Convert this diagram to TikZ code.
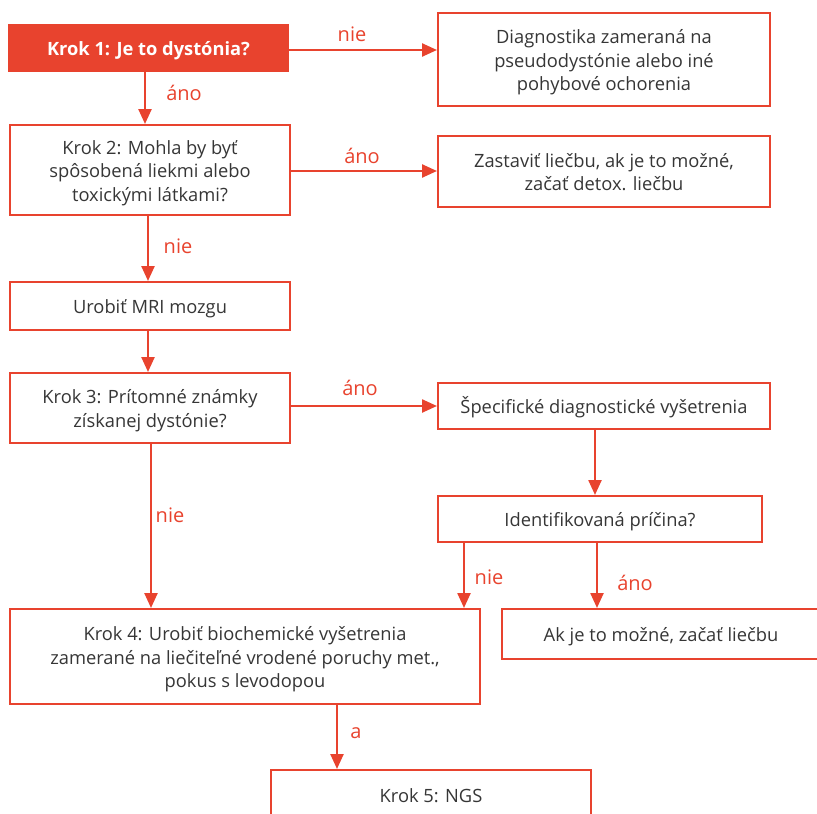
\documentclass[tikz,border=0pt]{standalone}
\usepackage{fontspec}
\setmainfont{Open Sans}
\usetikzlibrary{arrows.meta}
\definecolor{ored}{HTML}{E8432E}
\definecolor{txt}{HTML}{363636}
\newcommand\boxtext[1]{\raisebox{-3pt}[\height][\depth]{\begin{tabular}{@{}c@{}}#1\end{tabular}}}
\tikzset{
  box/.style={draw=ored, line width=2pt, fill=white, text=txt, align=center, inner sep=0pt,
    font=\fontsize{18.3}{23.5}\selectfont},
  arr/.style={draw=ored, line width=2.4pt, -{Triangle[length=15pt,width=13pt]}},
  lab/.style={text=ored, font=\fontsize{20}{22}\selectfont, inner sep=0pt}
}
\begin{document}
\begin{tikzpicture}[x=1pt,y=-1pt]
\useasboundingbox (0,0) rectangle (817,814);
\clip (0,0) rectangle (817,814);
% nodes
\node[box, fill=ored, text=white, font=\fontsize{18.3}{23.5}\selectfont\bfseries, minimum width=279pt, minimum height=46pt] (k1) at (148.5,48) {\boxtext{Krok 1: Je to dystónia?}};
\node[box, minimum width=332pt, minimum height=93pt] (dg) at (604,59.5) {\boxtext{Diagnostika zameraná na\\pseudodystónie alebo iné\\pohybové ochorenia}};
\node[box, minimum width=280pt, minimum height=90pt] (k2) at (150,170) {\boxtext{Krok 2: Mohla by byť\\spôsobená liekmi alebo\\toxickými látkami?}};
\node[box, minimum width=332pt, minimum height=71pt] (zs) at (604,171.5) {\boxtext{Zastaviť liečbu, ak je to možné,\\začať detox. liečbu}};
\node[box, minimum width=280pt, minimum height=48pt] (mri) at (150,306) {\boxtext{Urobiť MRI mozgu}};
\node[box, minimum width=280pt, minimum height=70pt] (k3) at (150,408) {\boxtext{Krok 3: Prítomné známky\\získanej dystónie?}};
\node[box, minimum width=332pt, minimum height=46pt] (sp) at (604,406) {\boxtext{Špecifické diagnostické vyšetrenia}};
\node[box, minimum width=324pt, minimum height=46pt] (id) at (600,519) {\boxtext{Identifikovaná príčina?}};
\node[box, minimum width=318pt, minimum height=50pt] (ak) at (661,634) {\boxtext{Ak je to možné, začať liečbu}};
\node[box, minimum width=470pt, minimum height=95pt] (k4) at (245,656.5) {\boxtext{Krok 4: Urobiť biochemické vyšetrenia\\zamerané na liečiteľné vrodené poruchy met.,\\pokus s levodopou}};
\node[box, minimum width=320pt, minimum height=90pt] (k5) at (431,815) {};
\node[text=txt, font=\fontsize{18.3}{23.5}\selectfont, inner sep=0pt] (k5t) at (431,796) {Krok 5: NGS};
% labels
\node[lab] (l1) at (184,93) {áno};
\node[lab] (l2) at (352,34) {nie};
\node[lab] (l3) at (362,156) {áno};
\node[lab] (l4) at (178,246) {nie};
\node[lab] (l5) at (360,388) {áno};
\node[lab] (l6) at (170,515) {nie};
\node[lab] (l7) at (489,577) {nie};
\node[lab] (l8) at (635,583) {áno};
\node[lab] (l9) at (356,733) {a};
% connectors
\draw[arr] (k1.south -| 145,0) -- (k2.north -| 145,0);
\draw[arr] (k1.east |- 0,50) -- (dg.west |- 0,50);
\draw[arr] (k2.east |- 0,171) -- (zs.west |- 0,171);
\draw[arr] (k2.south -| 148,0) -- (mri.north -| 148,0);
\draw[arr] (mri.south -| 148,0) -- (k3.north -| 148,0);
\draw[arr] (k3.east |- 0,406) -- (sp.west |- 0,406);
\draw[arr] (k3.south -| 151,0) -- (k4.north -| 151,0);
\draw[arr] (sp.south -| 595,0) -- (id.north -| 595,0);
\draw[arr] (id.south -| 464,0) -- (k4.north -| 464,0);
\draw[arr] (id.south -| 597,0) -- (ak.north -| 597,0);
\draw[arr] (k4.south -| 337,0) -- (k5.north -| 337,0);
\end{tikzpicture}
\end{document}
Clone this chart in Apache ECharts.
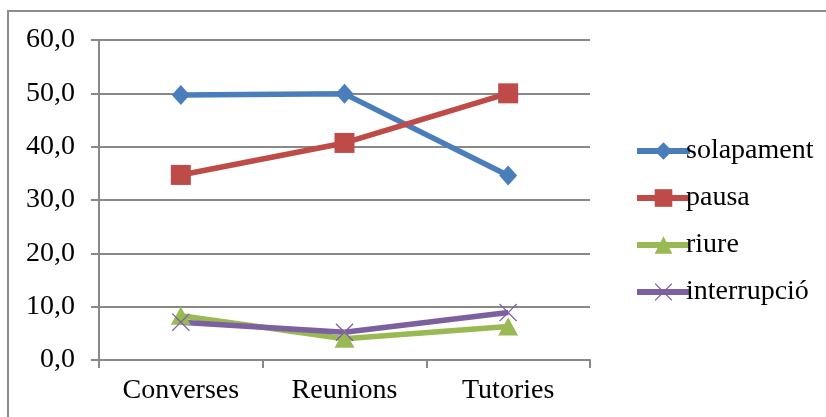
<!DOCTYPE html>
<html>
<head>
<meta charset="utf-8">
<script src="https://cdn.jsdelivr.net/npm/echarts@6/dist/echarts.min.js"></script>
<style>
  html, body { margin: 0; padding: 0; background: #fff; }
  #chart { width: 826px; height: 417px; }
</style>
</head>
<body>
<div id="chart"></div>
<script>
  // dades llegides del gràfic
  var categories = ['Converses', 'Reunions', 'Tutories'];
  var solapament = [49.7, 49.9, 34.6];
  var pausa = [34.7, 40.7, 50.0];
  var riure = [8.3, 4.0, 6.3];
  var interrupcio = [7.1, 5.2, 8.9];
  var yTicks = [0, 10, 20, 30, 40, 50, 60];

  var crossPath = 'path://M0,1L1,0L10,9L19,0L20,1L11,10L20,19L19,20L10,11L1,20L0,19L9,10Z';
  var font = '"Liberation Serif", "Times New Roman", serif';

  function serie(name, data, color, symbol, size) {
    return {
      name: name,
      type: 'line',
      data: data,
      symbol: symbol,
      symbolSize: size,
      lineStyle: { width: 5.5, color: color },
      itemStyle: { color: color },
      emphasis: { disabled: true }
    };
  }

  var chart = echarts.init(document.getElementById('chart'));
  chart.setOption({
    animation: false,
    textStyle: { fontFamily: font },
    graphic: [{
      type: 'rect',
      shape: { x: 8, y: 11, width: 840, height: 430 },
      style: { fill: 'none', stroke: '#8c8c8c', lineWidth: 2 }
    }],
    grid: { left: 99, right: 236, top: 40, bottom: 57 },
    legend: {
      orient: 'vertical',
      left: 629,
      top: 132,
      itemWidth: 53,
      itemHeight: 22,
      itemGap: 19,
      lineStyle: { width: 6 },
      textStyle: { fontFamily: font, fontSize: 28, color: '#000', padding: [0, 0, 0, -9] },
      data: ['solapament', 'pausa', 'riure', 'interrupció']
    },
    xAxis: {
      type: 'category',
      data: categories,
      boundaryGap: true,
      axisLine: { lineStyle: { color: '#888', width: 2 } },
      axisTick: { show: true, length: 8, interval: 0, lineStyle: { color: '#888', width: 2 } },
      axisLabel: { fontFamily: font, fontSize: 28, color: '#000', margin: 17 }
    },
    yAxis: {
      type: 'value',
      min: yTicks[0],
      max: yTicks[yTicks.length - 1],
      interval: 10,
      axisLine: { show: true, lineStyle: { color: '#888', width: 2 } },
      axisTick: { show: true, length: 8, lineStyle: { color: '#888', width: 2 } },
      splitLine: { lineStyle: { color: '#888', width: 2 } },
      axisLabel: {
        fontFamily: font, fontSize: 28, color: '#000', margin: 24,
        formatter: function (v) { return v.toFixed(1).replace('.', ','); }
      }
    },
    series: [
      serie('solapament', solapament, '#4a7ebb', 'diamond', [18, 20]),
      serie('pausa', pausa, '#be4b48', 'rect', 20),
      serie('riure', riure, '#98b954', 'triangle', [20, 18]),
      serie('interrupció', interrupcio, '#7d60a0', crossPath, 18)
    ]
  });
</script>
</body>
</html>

+++

### Task prompt
All records above are to be printed exactly, minus the pictures they contain.

### Complete response
Convert this diagram to TikZ code.
\documentclass[tikz,border=0pt]{standalone}
\usepackage{fontspec}
\setmainfont{Open Sans}
\usetikzlibrary{arrows.meta}
\definecolor{ored}{HTML}{E8432E}
\definecolor{txt}{HTML}{363636}
\newcommand\boxtext[1]{\raisebox{-3pt}[\height][\depth]{\begin{tabular}{@{}c@{}}#1\end{tabular}}}
\tikzset{
  box/.style={draw=ored, line width=2pt, fill=white, text=txt, align=center, inner sep=0pt,
    font=\fontsize{18.3}{23.5}\selectfont},
  arr/.style={draw=ored, line width=2.4pt, -{Triangle[length=15pt,width=13pt]}},
  lab/.style={text=ored, font=\fontsize{20}{22}\selectfont, inner sep=0pt}
}
\begin{document}
\begin{tikzpicture}[x=1pt,y=-1pt]
\useasboundingbox (0,0) rectangle (817,814);
\clip (0,0) rectangle (817,814);
% nodes
\node[box, fill=ored, text=white, font=\fontsize{18.3}{23.5}\selectfont\bfseries, minimum width=279pt, minimum height=46pt] (k1) at (148.5,48) {\boxtext{Krok 1: Je to dystónia?}};
\node[box, minimum width=332pt, minimum height=93pt] (dg) at (604,59.5) {\boxtext{Diagnostika zameraná na\\pseudodystónie alebo iné\\pohybové ochorenia}};
\node[box, minimum width=280pt, minimum height=90pt] (k2) at (150,170) {\boxtext{Krok 2: Mohla by byť\\spôsobená liekmi alebo\\toxickými látkami?}};
\node[box, minimum width=332pt, minimum height=71pt] (zs) at (604,171.5) {\boxtext{Zastaviť liečbu, ak je to možné,\\začať detox. liečbu}};
\node[box, minimum width=280pt, minimum height=48pt] (mri) at (150,306) {\boxtext{Urobiť MRI mozgu}};
\node[box, minimum width=280pt, minimum height=70pt] (k3) at (150,408) {\boxtext{Krok 3: Prítomné známky\\získanej dystónie?}};
\node[box, minimum width=332pt, minimum height=46pt] (sp) at (604,406) {\boxtext{Špecifické diagnostické vyšetrenia}};
\node[box, minimum width=324pt, minimum height=46pt] (id) at (600,519) {\boxtext{Identifikovaná príčina?}};
\node[box, minimum width=318pt, minimum height=50pt] (ak) at (661,634) {\boxtext{Ak je to možné, začať liečbu}};
\node[box, minimum width=470pt, minimum height=95pt] (k4) at (245,656.5) {\boxtext{Krok 4: Urobiť biochemické vyšetrenia\\zamerané na liečiteľné vrodené poruchy met.,\\pokus s levodopou}};
\node[box, minimum width=320pt, minimum height=90pt] (k5) at (431,815) {};
\node[text=txt, font=\fontsize{18.3}{23.5}\selectfont, inner sep=0pt] (k5t) at (431,796) {Krok 5: NGS};
% labels
\node[lab] (l1) at (184,93) {áno};
\node[lab] (l2) at (352,34) {nie};
\node[lab] (l3) at (362,156) {áno};
\node[lab] (l4) at (178,246) {nie};
\node[lab] (l5) at (360,388) {áno};
\node[lab] (l6) at (170,515) {nie};
\node[lab] (l7) at (489,577) {nie};
\node[lab] (l8) at (635,583) {áno};
\node[lab] (l9) at (356,733) {a};
% connectors
\draw[arr] (k1.south -| 145,0) -- (k2.north -| 145,0);
\draw[arr] (k1.east |- 0,50) -- (dg.west |- 0,50);
\draw[arr] (k2.east |- 0,171) -- (zs.west |- 0,171);
\draw[arr] (k2.south -| 148,0) -- (mri.north -| 148,0);
\draw[arr] (mri.south -| 148,0) -- (k3.north -| 148,0);
\draw[arr] (k3.east |- 0,406) -- (sp.west |- 0,406);
\draw[arr] (k3.south -| 151,0) -- (k4.north -| 151,0);
\draw[arr] (sp.south -| 595,0) -- (id.north -| 595,0);
\draw[arr] (id.south -| 464,0) -- (k4.north -| 464,0);
\draw[arr] (id.south -| 597,0) -- (ak.north -| 597,0);
\draw[arr] (k4.south -| 337,0) -- (k5.north -| 337,0);
\end{tikzpicture}
\end{document}
Clone this chart in Apache ECharts.
<!DOCTYPE html>
<html>
<head>
<meta charset="utf-8">
<script src="https://cdn.jsdelivr.net/npm/echarts@6/dist/echarts.min.js"></script>
<style>
  html, body { margin: 0; padding: 0; background: #fff; }
  #chart { width: 826px; height: 417px; }
</style>
</head>
<body>
<div id="chart"></div>
<script>
  // dades llegides del gràfic
  var categories = ['Converses', 'Reunions', 'Tutories'];
  var solapament = [49.7, 49.9, 34.6];
  var pausa = [34.7, 40.7, 50.0];
  var riure = [8.3, 4.0, 6.3];
  var interrupcio = [7.1, 5.2, 8.9];
  var yTicks = [0, 10, 20, 30, 40, 50, 60];

  var crossPath = 'path://M0,1L1,0L10,9L19,0L20,1L11,10L20,19L19,20L10,11L1,20L0,19L9,10Z';
  var font = '"Liberation Serif", "Times New Roman", serif';

  function serie(name, data, color, symbol, size) {
    return {
      name: name,
      type: 'line',
      data: data,
      symbol: symbol,
      symbolSize: size,
      lineStyle: { width: 5.5, color: color },
      itemStyle: { color: color },
      emphasis: { disabled: true }
    };
  }

  var chart = echarts.init(document.getElementById('chart'));
  chart.setOption({
    animation: false,
    textStyle: { fontFamily: font },
    graphic: [{
      type: 'rect',
      shape: { x: 8, y: 11, width: 840, height: 430 },
      style: { fill: 'none', stroke: '#8c8c8c', lineWidth: 2 }
    }],
    grid: { left: 99, right: 236, top: 40, bottom: 57 },
    legend: {
      orient: 'vertical',
      left: 629,
      top: 132,
      itemWidth: 53,
      itemHeight: 22,
      itemGap: 19,
      lineStyle: { width: 6 },
      textStyle: { fontFamily: font, fontSize: 28, color: '#000', padding: [0, 0, 0, -9] },
      data: ['solapament', 'pausa', 'riure', 'interrupció']
    },
    xAxis: {
      type: 'category',
      data: categories,
      boundaryGap: true,
      axisLine: { lineStyle: { color: '#888', width: 2 } },
      axisTick: { show: true, length: 8, interval: 0, lineStyle: { color: '#888', width: 2 } },
      axisLabel: { fontFamily: font, fontSize: 28, color: '#000', margin: 17 }
    },
    yAxis: {
      type: 'value',
      min: yTicks[0],
      max: yTicks[yTicks.length - 1],
      interval: 10,
      axisLine: { show: true, lineStyle: { color: '#888', width: 2 } },
      axisTick: { show: true, length: 8, lineStyle: { color: '#888', width: 2 } },
      splitLine: { lineStyle: { color: '#888', width: 2 } },
      axisLabel: {
        fontFamily: font, fontSize: 28, color: '#000', margin: 24,
        formatter: function (v) { return v.toFixed(1).replace('.', ','); }
      }
    },
    series: [
      serie('solapament', solapament, '#4a7ebb', 'diamond', [18, 20]),
      serie('pausa', pausa, '#be4b48', 'rect', 20),
      serie('riure', riure, '#98b954', 'triangle', [20, 18]),
      serie('interrupció', interrupcio, '#7d60a0', crossPath, 18)
    ]
  });
</script>
</body>
</html>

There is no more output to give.